そんな経緯もあって、レースでは「まぬけ、のろま」を意味するロバをヘルメットに描いて、バカな転倒をしたインディアナポリスを自ら揶揄し、表彰台ではロバの耳をつけてファンを喜ばせた。いまのライダーたちが多彩なパフォーマンスを当たり前のように繰り広げるのも、ロッシというパフォーマンスの先人があってこそだ。
「シャンパンファイトの達人」2009年6月 カタルーニャGP
チームメートのホルヘ・ロレンソのホームGPであるカタルーニャで、熾烈な一騎打ちを制したロッシのシャンパンファイト。ただ、ロッシの人気はスペインでも高く、シーズンを通して、どの大会もホームGPのようだった。

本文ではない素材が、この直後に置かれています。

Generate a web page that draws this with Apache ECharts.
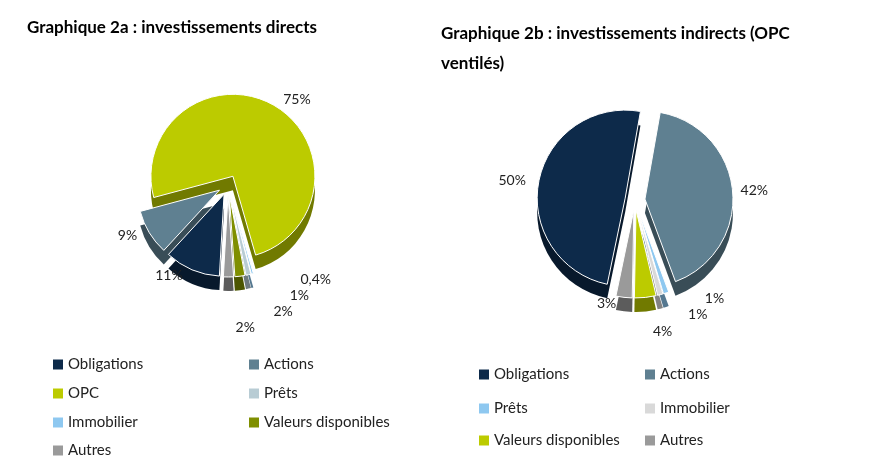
<!DOCTYPE html>
<html><head><meta charset="utf-8">
<script src="https://cdn.jsdelivr.net/npm/echarts@6/dist/echarts.min.js"></script>
<style>html,body{margin:0;background:#fff}#c{width:872px;height:472px}</style>
</head><body><div id="c"></div>
<script>
const catsA = ['OPC','Immobilier','Prêts','Valeurs disponibles','Autres','Obligations','Actions'];
const valsA = [75,0.4,1,2,2,11,9];
const labA  = ['75%','0,4%','1%','2%','2%','11%','9%'];
const legendA = ['Obligations','Actions','OPC','Prêts','Immobilier','Valeurs disponibles','Autres'];
const catsB = ['Actions','Prêts','Immobilier','Valeurs disponibles','Autres','Obligations'];
const valsB = [42,1,1,4,3,50];
const labB  = ['42%','1%','1%','4%','3%','50%'];
const legendB = ['Obligations','Actions','Prêts','Immobilier','Valeurs disponibles','Autres'];
const colors = {'Obligations':'#0D2A4A','Actions':'#5F8091','OPC':'#BCCB00','Prêts':'#B8CCD4',
  'Immobilier':'#8EC8F0','Valeurs disponibles':'#7F8F00','Autres':'#9A9A9A'};
const colorsB = Object.assign({}, colors, {'Prêts':'#8EC8F0','Immobilier':'#D9D9D9','Valeurs disponibles':'#BCCB00'});
function darken(h){const n=parseInt(h.slice(1),16);const f=0.6;
  return 'rgb('+Math.round((n>>16)*f)+','+Math.round(((n>>8)&255)*f)+','+Math.round((n&255)*f)+')';}
const font = 'Lato, "Open Sans", sans-serif';
function pies(cats, vals, labs, cmap, center, r, start){
  const base = {type:'pie', radius:r, startAngle:start, selectedMode:'multiple', selectedOffset:10,
    animation:false, labelLine:{show:false}};
  const shadow = Object.assign({}, base, {center:[center[0], center[1]+14], silent:true, z:1,
    label:{show:false},
    data: cats.map((c,i)=>({name:c, value:vals[i], selected:true, itemStyle:{color:darken(cmap[c])}}))});
  const top = Object.assign({}, base, {center:center, z:2,
    label:{show:true, position:'outside', fontFamily:font, fontSize:14, color:'#222',
      formatter:p=>labs[p.dataIndex]},
    labelLine:{show:false, length:6, length2:2},
    data: cats.map((c,i)=>({name:c, value:vals[i], selected:true, itemStyle:{color:cmap[c], borderColor:'#fff', borderWidth:1}}))});
  return [shadow, top];
}
const legends = [];
const legPosA = [[48,352],[244,352],[48,381],[244,381],[48,410],[244,410],[48,438]];
legendA.forEach((n,i)=>legends.push({data:[{name:n, itemStyle:{color:colors[n]}}], left:legPosA[i][0], top:legPosA[i][1]}));
const legPosB = [[474,362],[640,362],[474,396],[640,396],[474,428],[640,428]];
legendB.forEach((n,i)=>legends.push({data:[{name:n, itemStyle:{color:colorsB[n]}}], left:legPosB[i][0], top:legPosB[i][1]}));
legends.forEach(l=>{l.icon='rect'; l.itemWidth=10; l.itemHeight=10; l.itemGap=6; l.selectedMode=false;
  l.textStyle={fontFamily:font, fontSize:15, color:'#222'};});
const chart = echarts.init(document.getElementById('c'));
const sA = pies(catsA, valsA, labA, colors, [228,185], 82, 195);
const sB = pies(catsB, valsB, labB, colorsB, [635,200], 88, 80);
chart.setOption({
  backgroundColor:'#fff',
  title:[
    {text:'Graphique 2a : investissements directs', left:22, top:14,
      textStyle:{fontFamily:font, fontSize:17, fontWeight:'bold', color:'#000'}},
    {text:'Graphique 2b : investissements indirects (OPC\nventilés)', left:436, top:14,
      textStyle:{fontFamily:font, fontSize:17, fontWeight:'bold', color:'#000', lineHeight:30}}
  ],
  legend: legends,
  series: [sA[0], sA[1], sB[0], sB[1]]
});
</script></body></html>
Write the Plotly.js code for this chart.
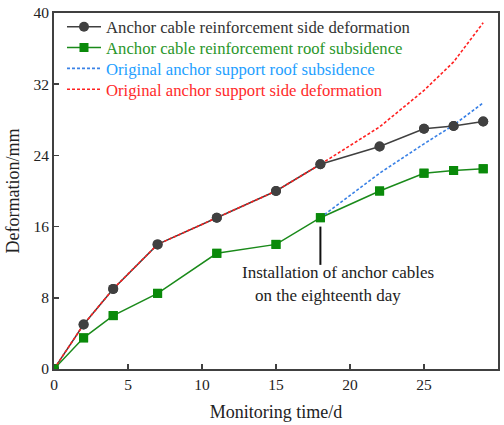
<!DOCTYPE html>
<html>
<head>
<meta charset="utf-8">
<script src="https://cdn.plot.ly/plotly-3.0.1.min.js"></script>
<style>html,body{margin:0;padding:0;background:#fff;}#chart{width:504px;height:425px;}</style>
</head>
<body>
<div id="chart"></div>
<script>
const days = [0, 2, 4, 7, 11, 15, 18, 22, 25, 27, 29];
const cableSide = [0, 5, 9, 14, 17, 20, 23, 25, 27, 27.3, 27.8];
const cableRoof = [0, 3.5, 6, 8.5, 13, 14, 17, 20, 22, 22.3, 22.5];
const origRoofDays = [18, 22, 25, 27, 29];
const origRoof = [17, 22, 25.3, 27.4, 29.9];
const origSideDays = [0, 2, 4, 7, 11, 15, 18, 22, 25, 27, 29];
const origSide = [0, 5, 9, 14, 17, 20, 23, 27.2, 31.3, 34.5, 38.9];
const xTicks = [0, 5, 10, 15, 20, 25, 30];
const yTicks = [0, 8, 16, 24, 32, 40];

const FF = 'Liberation Serif';
const cBlack = '#404040', cGreen = '#1a8a1a', cBlue = '#3b82e6', cRed = '#ff2020';

const traces = [
  {x: days, y: cableSide, mode: 'lines+markers', name: 'Anchor cable reinforcement side deformation',
   line: {color: cBlack, width: 1.5}, marker: {symbol: 'circle', size: 10, color: cBlack}},
  {x: days, y: cableRoof, mode: 'lines+markers', name: 'Anchor cable reinforcement roof subsidence',
   line: {color: cGreen, width: 1.5}, marker: {symbol: 'square', size: 9, color: '#0a8a0a'}},
  {x: origRoofDays, y: origRoof, mode: 'lines', name: 'Original anchor support roof subsidence',
   line: {color: cBlue, width: 1.6, dash: '3px,2px'}},
  {x: origSideDays, y: origSide, mode: 'lines', name: 'Original anchor support side deformation',
   line: {color: cRed, width: 1.6, dash: '3px,2px'}},
  {x: days, y: cableSide, mode: 'markers', showlegend: false, hoverinfo: 'skip',
   marker: {symbol: 'circle', size: 10, color: cBlack}},
  {x: days, y: cableRoof, mode: 'markers', showlegend: false, hoverinfo: 'skip',
   marker: {symbol: 'square', size: 9, color: '#0a8a0a'}}
];

function axisCommon() {
  return {
    showgrid: false, zeroline: false, showline: true, mirror: true,
    linecolor: '#404040', linewidth: 2, ticks: 'inside', ticklen: 5, tickwidth: 1.5, tickcolor: '#404040',
    tickfont: {family: FF, size: 15.5, color: '#222'}
  };
}

const layout = {
  width: 504, height: 425,
  margin: {l: 54, r: 6, t: 13, b: 56},
  paper_bgcolor: '#fff', plot_bgcolor: '#fff',
  font: {family: FF, size: 16, color: '#222'},
  xaxis: Object.assign(axisCommon(), {
    range: [0, 30], tickvals: xTicks, ticktext: xTicks.map(String),
    title: {text: 'Monitoring time/d', font: {family: FF, size: 18, color: '#222'}, standoff: 14}
  }),
  yaxis: Object.assign(axisCommon(), {
    range: [0, 40], tickvals: yTicks, ticktext: yTicks.map(String),
    title: {text: 'Deformation/mm', font: {family: FF, size: 18, color: '#222'}, standoff: 9}
  }),
  legend: {
    x: 0.018, y: 1.01, xanchor: 'left', yanchor: 'top', itemwidth: 34,
    bgcolor: 'rgba(0,0,0,0)', borderwidth: 0, tracegroupgap: 0,
    font: {family: FF, size: 16.7}
  },
  shapes: [
    {type: 'line', xref: 'x', yref: 'y', x0: 18, x1: 18, y0: 16.0, y1: 11.7,
     line: {color: '#111', width: 2}}
  ],
  annotations: [
    {x: 19.2, y: 10.8, xref: 'x', yref: 'y', text: 'Installation of anchor cables', showarrow: false,
     font: {family: FF, size: 17, color: '#222'}},
    {x: 18.5, y: 8.3, xref: 'x', yref: 'y', text: 'on the eighteenth day', showarrow: false,
     font: {family: FF, size: 17, color: '#222'}}
  ]
};

Plotly.newPlot('chart', traces, layout, {displayModeBar: false, staticPlot: true}).then(() => {
  const colors = ['#333333', '#2a962a', '#1ea0ff', '#ff2a2a'];
  const groups = document.querySelectorAll('.legend .traces');
  let x0 = null, y0 = null;
  groups.forEach((g, i) => {
    const t = g.querySelector('text.legendtext');
    if (t && colors[i]) t.style.fill = colors[i];
    const m = /translate\(\s*([-\d.]+)[ ,]+([-\d.]+)\s*\)/.exec(g.getAttribute('transform') || '');
    if (m) {
      if (x0 === null) { x0 = parseFloat(m[1]); y0 = parseFloat(m[2]); }
      g.setAttribute('transform', 'translate(' + x0 + ',' + (y0 + i * 20.8) + ')');
    }
  });
});
</script>
</body>
</html>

雑誌、テレビなどで自分のレースを入念に研究するロッシは、シャンパンファイトも超一流。角度、向きなど、ムービーやスチールのカメラを意識したポーズをいつも見せてくれた。写真映えという点でも超一流だった。
「足出し走法の発明」2009年2月 セパンテスト
マレーシアのセパンで行われた公式テストで、バレンティーノ・ロッシは初めてブレーキングで足を出す走法を披露した。なぜ? その効果は? と話題になり、その後、ロッシ考案のブレーキング足出し走法は、ロードレース界のスタンダードになった。
足出し走法の効果は、ブレーキングの際にリアに荷重を残し、よりハードなブレーキングを実現すること。流行し始めたころにロッシは、「足を出す選手には、1回ごとに1ユーロもらおうか」と言って笑いを取った。この走法は、ロードレースの走り方を変えたもっとも大きなテクニックでもある。
「誰もが真似するパフォーマンス」2016年4月 スペインGP
2016年からMotoGPクラスのタイヤは、ミシュランの1社供給となり、パルクフェルメの路面には、順位を示したミシュランのプラカードが用意された。ロッシはスペインGPでPPを獲得したとき、鉄製の看板を引っこ抜き、写真に収まった。以来、クラス、レース、ライダーを問わず、これが恒例となった。枠にはまらない自由な発想は、ロッシならではだった。